Update from a reader, who catches a typo in that excerpt from Kate Pickert:
Vaginated Americans – even the worst spellers among us – would note the inherent comic hopelessness of any such things as “inter-uterine devices” before letting that misprint meet the pixels of day (it should be “intrauterine” of course). Powerful as sisterhood gets, there is no device to link us up at the uteri.
Heh. Another reader:
I see others have already tread this ground, but I fail to see how Alito’s “caution” that
this decision concerns only the contraceptive mandate and should not be understood to hold that all insurance-coverage mandates, e.g., for vaccinations or blood transfusions, must necessarily fall if they conflict with an employer’s religious beliefs.
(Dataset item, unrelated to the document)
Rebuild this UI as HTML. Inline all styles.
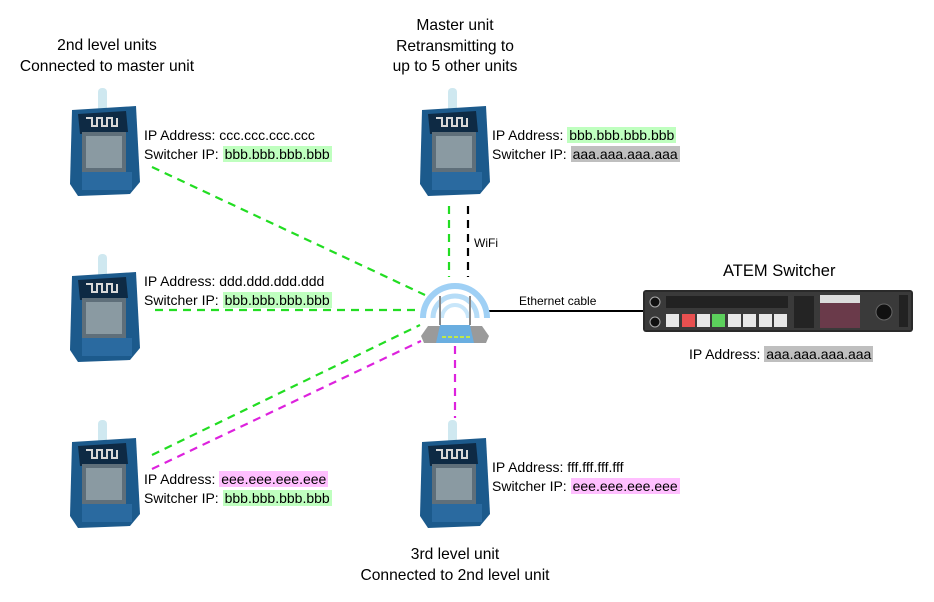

… is in any way reassuring, because of the underlying principle that this decision, and Citizens United represents. It has granted limited liability corporate entities individual rights. The fact that a company is closely held or publicly traded should be immaterial; a corporation is not an individual, and therefore shouldn’t be granted rights ascribed to individuals by our constitution.
In fact, the only way the Religious Restoration of Freedom act applies to Hobby Lobby or any other corporation is if you explicitly decide that when Congress wrote a law protecting individuals, they implicitly meant corporations, too. But Congress doesn’t write laws that way; they know the difference between these two.
But if that’s the way that so-called conservative jurisprudence wants to go, they also need to consider this: If there’s no separation between the individual religious beliefs of business owners/controllers and their operations, why should there be any separation of liability. I’d like to see the legal logic that says you can have one without forfeiting the other.
I share your view of the opinion. Although I haven’t read the whole thing yet, the holding is much narrower than it might have been. It may also be a Trojan horse for the shareholders of corporations like Hobby Lobby. As things stood before the opinion, shareholders enjoyed nearly absolute immunity from liability provided by the shield of the corporate entity. The fundamental exception has been in cases where a corporation, usually as a result of commingling of funds, can be deemed the “alter ego” of its shareholders, or a group of shareholders.
What happens now when a corporation, through its policies and actions, becomes liable as a result of its execution of the religious biases of its shareholders? Does the corporation become the alter ego for that limited purpose? The full opinion probably carves out an exception to the exception to provide ongoing confidence in the integrity of the corporate entity theory. However, I think a creative plaintiff might argue that the justification underlying the holding (in certain closely-held corporations religious belief of the owners may be attributed to the corporation for purpose of compliance with certain statutory mandates) opens the door to liability. In availing itself of a special, statutory immunity by virtue of assuming the religious beliefs of its owners, the corporation AND the owners become liable for torts arising from actions taken in the name of those religious beliefs.
Who knows? Stranger things have happened in the wake of “narrow” opinions.